Monday, December 30, 2013

Liberian Slave-Traders

Via Bernhard

http://img2.imagesbn.com/p/9780809095421_p0_v2_s260x420.JPG

The following is a brief excerpt (via WSJ) of a recent book review regarding Liberia, “Another America,” by James Ciment.  Like slave-leader Cinque of Amistad fame, the emancipated blacks of the US returned to Africa and the indigenous practice of what propelled them or their ancestors to the New World.
BT

 “[Liberian]Settlers and their "Americo" descendants identified with the U.S. and viewed natives as savages. Natives considered Americoes rapacious and arrogant. Indeed they called them "whites," or "black-white" men, since settlers spoke English and dressed like Victorians.

One source of antagonism was the slave trade. Native tribes traded slaves among themselves and illegally with Europeans. It was a business for them, as Ciment notes, "but an abomination to the settlers, who were determined to wipe it out as soon as they had the means to do so."
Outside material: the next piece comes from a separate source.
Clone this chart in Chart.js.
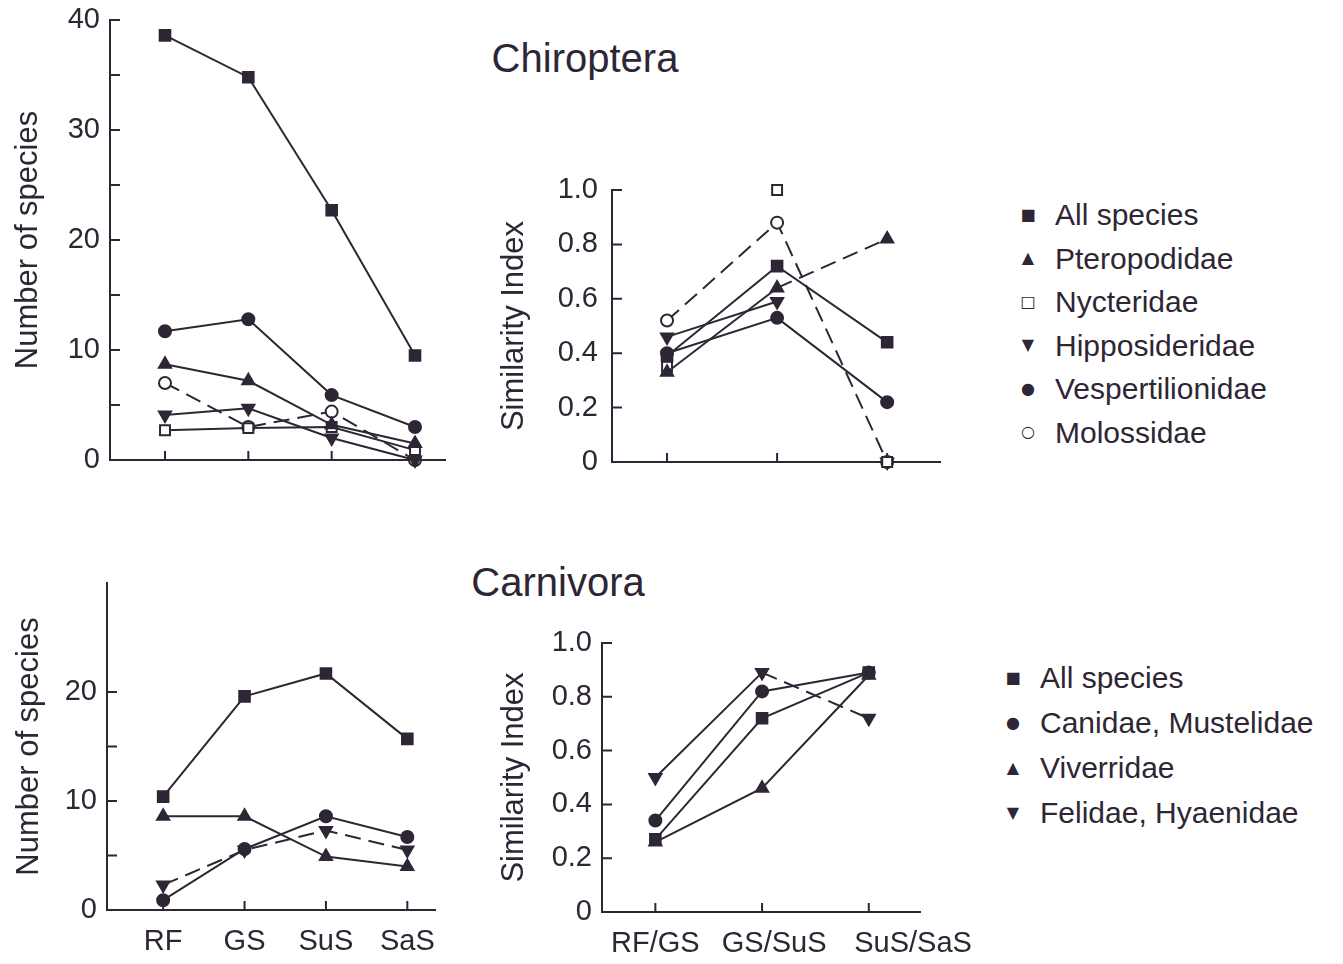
<!DOCTYPE html>
<html>
<head>
<meta charset="utf-8">
<script src="https://cdn.jsdelivr.net/npm/chart.js@4.4.1/dist/chart.umd.min.js"></script>
<style>
  body { margin: 0; background: #fff; width: 1343px; height: 964px; position: relative; overflow: hidden;
         font-family: 'Liberation Sans', Arial, sans-serif; color: #2e2634; }
  canvas { position: absolute; }
  .ttl { position: absolute; font-size: 40px; transform: translate(-50%, -50%); white-space: nowrap; }
  .leg { position: absolute; font-size: 30px; white-space: nowrap; transform: translateY(-50%); }
  .leg span { display: inline-block; width: 20px; margin-left: -37px; margin-right: 17px; text-align: center; font-size: 16px;
              font-family: 'DejaVu Sans', sans-serif; vertical-align: middle; position: relative; top: -3px; }
</style>
</head>
<body>
<div class="ttl" style="left:585px; top:58px">Chiroptera</div>
<div class="ttl" style="left:558px; top:582px">Carnivora</div>
<canvas id="batCount" width="460" height="480" style="left:0; top:0"></canvas>
<canvas id="batSim" width="480" height="340" style="left:480px; top:150px"></canvas>
<canvas id="carnCount" width="460" height="404" style="left:0; top:560px"></canvas>
<canvas id="carnSim" width="520" height="364" style="left:480px; top:600px"></canvas>
<div id="batLegend"></div>
<div id="carnLegend"></div>
<script>
// habitats and habitat pairs
const habitats = ['RF', 'GS', 'SuS', 'SaS'];
const pairs = ['RF/GS', 'GS/SuS', 'SuS/SaS'];

// Chiroptera
const batNames = ['All species', 'Pteropodidae', 'Nycteridae', 'Hipposideridae', 'Vespertilionidae', 'Molossidae'];
const batAllCount = [38.6, 34.8, 22.7, 9.5];
const batPteroCount = [8.7, 7.2, 3.2, 1.5];
const batNycterCount = [2.7, 2.9, 3.0, 0.9];
const batHippoCount = [4.1, 4.7, 2.0, 0];
const batVespCount = [11.7, 12.8, 5.9, 3.0];
const batMolossCount = [7.0, 3.0, 4.4, 0];

const batAllSim = [0.39, 0.72, 0.44];
const batPteroSim = [0.33, 0.64, 0.82];
const batNycterSim = [0.35, 1.0, 0];
const batHippoSim = [0.46, 0.59, 0];
const batVespSim = [0.40, 0.53, 0.22];
const batMolossSim = [0.52, 0.88, 0];

// Carnivora
const carnNames = ['All species', 'Canidae, Mustelidae', 'Viverridae', 'Felidae, Hyaenidae'];
const carnAllCount = [10.4, 19.6, 21.7, 15.7];
const carnCanidCount = [0.9, 5.6, 8.6, 6.7];
const carnViverCount = [8.6, 8.6, 4.9, 4.0];
const carnFelidCount = [2.3, 5.5, 7.3, 5.5];

const carnAllSim = [0.27, 0.72, 0.89];
const carnCanidSim = [0.34, 0.82, 0.89];
const carnViverSim = [0.26, 0.46, 0.88];
const carnFelidSim = [0.50, 0.89, 0.72];

const ink = '#2e2634';
const fontFamily = "'Liberation Sans', Arial, sans-serif";

// marker looks
const marks = {
  square: { pointStyle: 'rect', pointRadius: 7.5, pointBackgroundColor: ink, sym: '■' },
  tri: { pointStyle: 'triangle', pointRadius: 7, pointBackgroundColor: ink, sym: '▲' },
  openSquare: { pointStyle: 'rect', pointRadius: 7, pointBackgroundColor: '#fff', sym: '□' },
  downTri: { pointStyle: 'triangle', pointRotation: 180, pointRadius: 7, pointBackgroundColor: ink, sym: '▼' },
  dot: { pointStyle: 'circle', pointRadius: 6, pointBackgroundColor: ink, sym: '●' },
  ring: { pointStyle: 'circle', pointRadius: 6, pointBackgroundColor: '#fff', sym: '○' }
};
const batMarks = [marks.square, marks.tri, marks.openSquare, marks.downTri, marks.dot, marks.ring];
const carnMarks = [marks.square, marks.dot, marks.tri, marks.downTri];

// the printed pair labels sit a little right of their ticks (spaces to pad)
const pairLabelPad = [0, 3, 11];

function series(label, values, mark, extra) {
  const { sym, ...look } = mark;
  return Object.assign({
    label: label,
    data: values.map((v, i) => ({ x: i, y: v })),
    borderColor: ink,
    borderWidth: 2,
    pointBorderColor: ink,
    pointBorderWidth: 2,
    pointHoverRadius: look.pointRadius,
    clip: false,
    tension: 0
  }, look, extra || {});
}

// small tick marks pointing into the plot
const inwardTicks = {
  id: 'inwardTicks',
  beforeDatasetsDraw(chart) {
    const { ctx, chartArea: a, scales: { x, y } } = chart;
    ctx.save();
    ctx.strokeStyle = ink;
    ctx.lineWidth = 2;
    ctx.beginPath();
    y.ticks.forEach(t => {
      const py = y.getPixelForValue(t.value);
      ctx.moveTo(a.left, py);
      ctx.lineTo(a.left + 10, py);
    });
    x.ticks.forEach(t => {
      const px = x.getPixelForValue(t.value);
      ctx.moveTo(px, a.bottom);
      ctx.lineTo(px, a.bottom - 9);
    });
    ctx.stroke();
    ctx.restore();
  }
};

function noPad(s) {
  s.paddingTop = 0;
  s.paddingBottom = 0;
  s.paddingLeft = 0;
  s.paddingRight = 0;
}

function makePanel(id, cats, datasets, c) {
  new Chart(document.getElementById(id), {
    type: 'line',
    data: { datasets: datasets },
    plugins: [inwardTicks],
    options: {
      responsive: false,
      animation: false,
      layout: { padding: c.padding },
      plugins: { legend: { display: false }, tooltip: { enabled: false } },
      scales: {
        x: {
          type: 'linear',
          min: c.xMin,
          max: c.xMax,
          grid: { display: false, drawTicks: false },
          border: { display: true, color: ink, width: 2 },
          afterBuildTicks: s => { s.ticks = cats.map((cat, i) => ({ value: i })); },
          afterFit: s => { s.height = c.xHeight; noPad(s); },
          ticks: {
            display: c.showX,
            autoSkip: false,
            maxRotation: 0,
            padding: 15,
            color: ink,
            font: { family: fontFamily, size: 29 },
            callback: c.xLabel || (v => cats[v])
          }
        },
        y: {
          min: 0,
          max: c.yMax,
          grid: { display: false, drawTicks: false },
          border: { display: true, color: ink, width: 2 },
          afterBuildTicks: s => { s.ticks = s.ticks.filter(t => t.value <= c.tickTop + 1e-9); },
          afterFit: s => { s.width = c.yWidth; noPad(s); },
          ticks: {
            stepSize: c.yStep,
            padding: c.yTickPad,
            color: ink,
            font: { family: fontFamily, size: 29 },
            callback: c.yLabel
          },
          title: {
            display: true,
            text: c.yTitle,
            color: ink,
            padding: { top: c.titlePad, bottom: 0 },
            font: { family: fontFamily, size: 31 }
          }
        }
      }
    }
  });
}

const countLabel = v => (Math.round(v) % 10 === 0 ? String(Math.round(v)) : '');
const simLabel = v => (Math.abs(v) < 1e-9 ? '0' : v.toFixed(1));
const pairLabel = v => ' '.repeat(pairLabelPad[v]) + pairs[v];
const dashed = { borderDash: [16, 8] };
const dashSecond = { segment: { borderDash: s => (s.p0DataIndex === 1 ? [16, 8] : undefined) } };

makePanel('batCount', habitats, [
  series(batNames[0], batAllCount, batMarks[0]),
  series(batNames[1], batPteroCount, batMarks[1]),
  series(batNames[2], batNycterCount, batMarks[2]),
  series(batNames[3], batHippoCount, batMarks[3]),
  series(batNames[4], batVespCount, batMarks[4]),
  series(batNames[5], batMolossCount, batMarks[5], dashed)
], { padding: { top: 20, right: 15, left: 0, bottom: 0 }, xMin: -0.66, xMax: 3.36, xHeight: 20, showX: false,
     yMax: 40, yStep: 5, tickTop: 40, yLabel: countLabel, yTickPad: 10, yWidth: 110, yTitle: 'Number of species', titlePad: 10 });

makePanel('batSim', pairs, [
  series(batNames[0], batAllSim, batMarks[0]),
  series(batNames[1], batPteroSim, batMarks[1], dashSecond),
  series(batNames[2], batNycterSim, batMarks[2], { showLine: false }),
  series(batNames[3], batHippoSim, batMarks[3], { segment: { borderColor: s => (s.p0DataIndex === 1 ? 'rgba(0,0,0,0)' : undefined) } }),
  series(batNames[4], batVespSim, batMarks[4]),
  series(batNames[5], batMolossSim, batMarks[5], dashed)
], { padding: { top: 40, right: 20, left: 0, bottom: 0 }, xMin: -0.5, xMax: 2.48, xHeight: 28, showX: false,
     yMax: 1.0, yStep: 0.2, tickTop: 1.0, yLabel: simLabel, yTickPad: 14, yWidth: 132, yTitle: 'Similarity Index', titlePad: 16 });

makePanel('carnCount', habitats, [
  series(carnNames[0], carnAllCount, carnMarks[0]),
  series(carnNames[1], carnCanidCount, carnMarks[1]),
  series(carnNames[2], carnViverCount, carnMarks[2]),
  series(carnNames[3], carnFelidCount, carnMarks[3], dashed)
], { padding: { top: 23, right: 25, left: 0, bottom: 0 }, xMin: -0.69, xMax: 3.34, xHeight: 54, showX: true,
     yMax: 30, yStep: 5, tickTop: 20, yLabel: countLabel, yTickPad: 10, yWidth: 107, yTitle: 'Number of species', titlePad: 11 });

makePanel('carnSim', pairs, [
  series(carnNames[0], carnAllSim, carnMarks[0]),
  series(carnNames[1], carnCanidSim, carnMarks[1]),
  series(carnNames[2], carnViverSim, carnMarks[2]),
  series(carnNames[3], carnFelidSim, carnMarks[3], dashSecond)
], { padding: { top: 43, right: 80, left: 0, bottom: 0 }, xMin: -0.5, xMax: 2.48, xHeight: 52, showX: true, xLabel: pairLabel,
     yMax: 1.0, yStep: 0.2, tickTop: 1.0, yLabel: simLabel, yTickPad: 10, yWidth: 122, yTitle: 'Similarity Index', titlePad: 16 });

// legends
function legend(holderId, names, markList, left, top, step) {
  const holder = document.getElementById(holderId);
  names.forEach((n, i) => {
    const row = document.createElement('div');
    row.className = 'leg';
    row.style.left = left + 'px';
    row.style.top = (top + i * step) + 'px';
    row.innerHTML = '<span>' + markList[i].sym + '</span>' + n;
    holder.appendChild(row);
  });
}
legend('batLegend', batNames, batMarks, 1055, 215, 43.5);
legend('carnLegend', carnNames, carnMarks, 1040, 678, 45);
</script>
</body>
</html>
And yet settlers and their Americo descendants practiced forms of exploitation that closely resembled slavery. They took native women as concubines. They adopted native children and provided them with food, shelter and schooling in exchange for work without pay. To some observers, this "ward system," as it was called, was another form of slavery. "These pawns are as much slaves as their sable prototypes in the parent states of America," wrote one white physician.

In the 1920s, Americo-Liberians were widely accused of trafficking in slaves. They leased out natives to Fernando Pó, in the Gulf of Guinea, to plant and harvest cocoa. Many died before their contracts were up, and others were never paid. The Liberian constitution prohibited slavery, but it also denied citizenship and suffrage to natives, who constituted more than 90% of Liberia's population.  In essence, Americoes tried to re-create a social order that resembled the antebellum South, with themselves as the master class.”